By: George Glass, CTO, TM Forum
Complicated networks of legacy systems with reems of entangled code, all held together by increasingly outdated physical infrastructure has been the norm for telco operators for years. Telco IT managers recognise the issues and want to update their infrastructure, but challenges persist. TM Forum’s recent Digital Transformation Tracker Report shows how slow telcos are with their digital transformations, revealing that only 22% of Communications Services Providers (CSP) are ‘well along the way’ in the process.
It’s internal barriers such as a lack of aligned goals and management resistance that are the main reasons given for this inertia. Overhauling complex legacy systems can be time-consuming, expensive, and disruptive. Because of the challenges, CSPs (Communication Service Providers) are reticent to commit to large scale change. To make the shift to a tech-driven telco and captialise on a growing, multi-billion-dollar market, operators must embrace agility and adaptability. Which requires accelerating digital transformation efforts.
Out with the old operating model
The pandemic has shown how vital data is to industries like healthcare, energy & utilities and manufacturing and the advent of 5G gives telcos an opportunity to work with these industries to develop innovative systems and solutions that meet some of the world’s biggest challenges. However, the slow speeds and excessive costs of the current IT architecture prevents collaboration. Operators are continually making less money from consumer data offerings but currently lack the agility to take advantage of the substantial opportunities and revenue streams the B2B connectivity market offers.
To take advantage of these opportunities and meet the demands of their customers, CSPs need to fundamentally rethink their operating model and processes, speed of decision-making, culture, ways of working, and the systems that support them. A rapid and radical shift to an open, modern, software-based technology architecture that enables new operating and business models is needed; one which is, loosely coupled, cloud-native, rules, data and AI-driven; made up of standard components which can be easily procured and deployed, without the need for customisation.
This will enable CSPs to achieve the required concept-to-cash cycles, open new business models together with partners and operate with the cost point and flexibility the market requires. This new architectural approach alone, however, will not be enough. Currently, it can take 18 months for a CSP to launch a new product, and often within that time technology and market trends have already surpassed the product, dating it before its debut. But, what if CSPs could turn 18 months into 18 days?
The shift to cloud native
Companies that have made the shift to cloud native architecture have seen the benefits. Going cloud native enables businesses to significantly enhance the speed with which they respond to the changing demands of their customers and take advantage of new opportunities with ease.

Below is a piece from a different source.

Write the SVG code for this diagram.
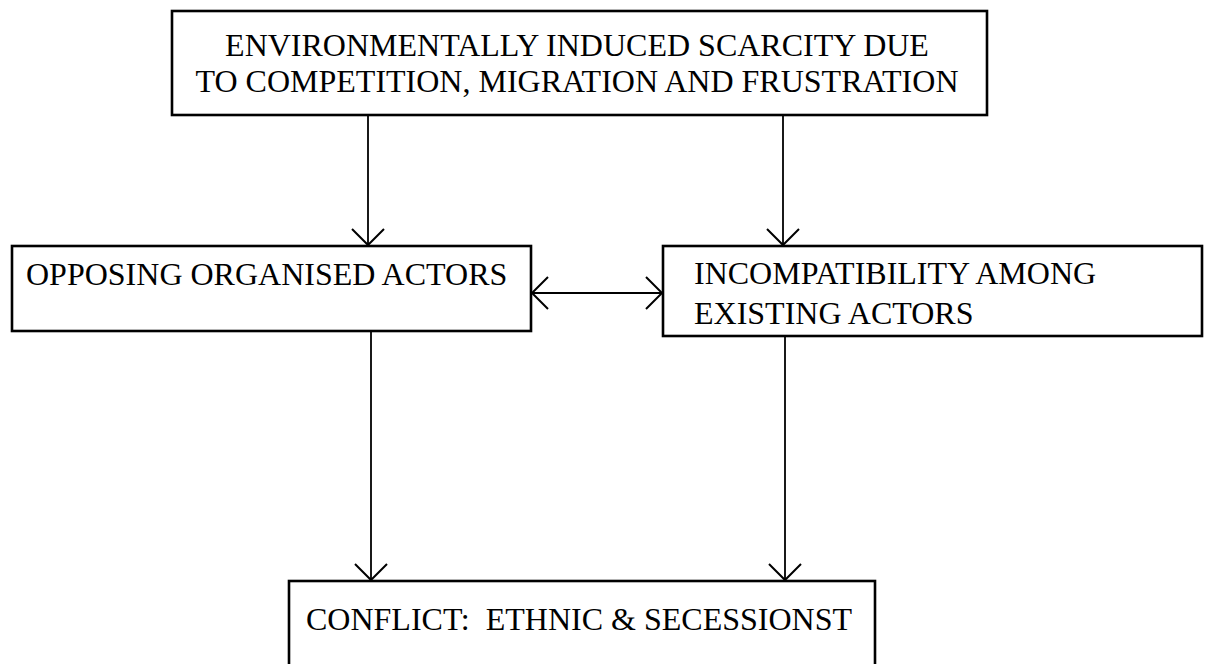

A prime example of a company profiting from the shift to a tech-first approach is Microsoft. They drastically changed their business model from a company that sold software on discs to a SaaS and platform business with a hugely successful cloud service in Azure. Telcos that ignore the everything-as-a-service opportunities risk losing out on their share of over $400 billion of enterprise revenue that is currently out there for the taking. By re-architecting legacy systems to be cloud native and adopting a tech-first outlook, operators can unlock new revenue streams in B2B and service sectors that have been closed off until now.
To help telcos exploit these opportunities, TM Forum, and its members, conceptualised the Open Digital Architecture (ODA) to enable telcos to share and collaborate on their system components. ODA offers a blueprint and best practice model that all operators and telcos can design components around. With industry input from the companies that use it, ODA offers the benefits of cloud-native systems to operators without the transformation headaches. Vodafone UK has already used TM Forum’s collaborative technology to transform its customer experience offering and launch new products faster, increasing digital sales and automation while reducing costs.
ODA unlocks the collaboration the industry needs by simplifying and speeding up product roll-out and testing. The 18-month product development cycle that many operators currently endure can be cut to a mere 18 days, or less, through the cloud-native possibilities unlocked by ODA. Companies looking to enter new markets will no longer have to face the months, or even years, of complex work to ensure different countries’ interoperability. A telco in Japan will be able to enter a partnership with another in Denmark or South Africa and know their systems and components are compatible from day one. With ODA, we are looking at the end of the competition and the birth of collaboration for the telco industry, a shift that sets operators up for future-proofed success.
The future of telecommunications
In the last year, the ODA project has moved from concept to reality. With major operators such as Vodafone and Orange signing up to as early adopters and enjoying all the benefits this presents, and the component frameworks are now in the final stages of design. By being part of the process by which the common standards are defined, operators open themselves to learning from each other, as well as having input into what the future of telecommunications will look like. As the components are finished and launched, those who reach out and become early adopters will reap the benefits of agile, adaptable systems purpose built on ODA standards from the outset.
The next few years for telecommunications are endless with possibilities. As 5G is rolled out globally, the opportunities faster-than-broadband offer to businesses, from large manufacturers to disruptive retailers, are truly staggering. Cloud-native operability, achieved through Open Digital Architecture, gives operators the chance to work with businesses and seize the opportunities this moment presents. As ODA becomes the standard for telecommunications IT infrastructure, the onus is on operators to ensure they are part of the future, rather than miss the bus the rest of the industry is catching.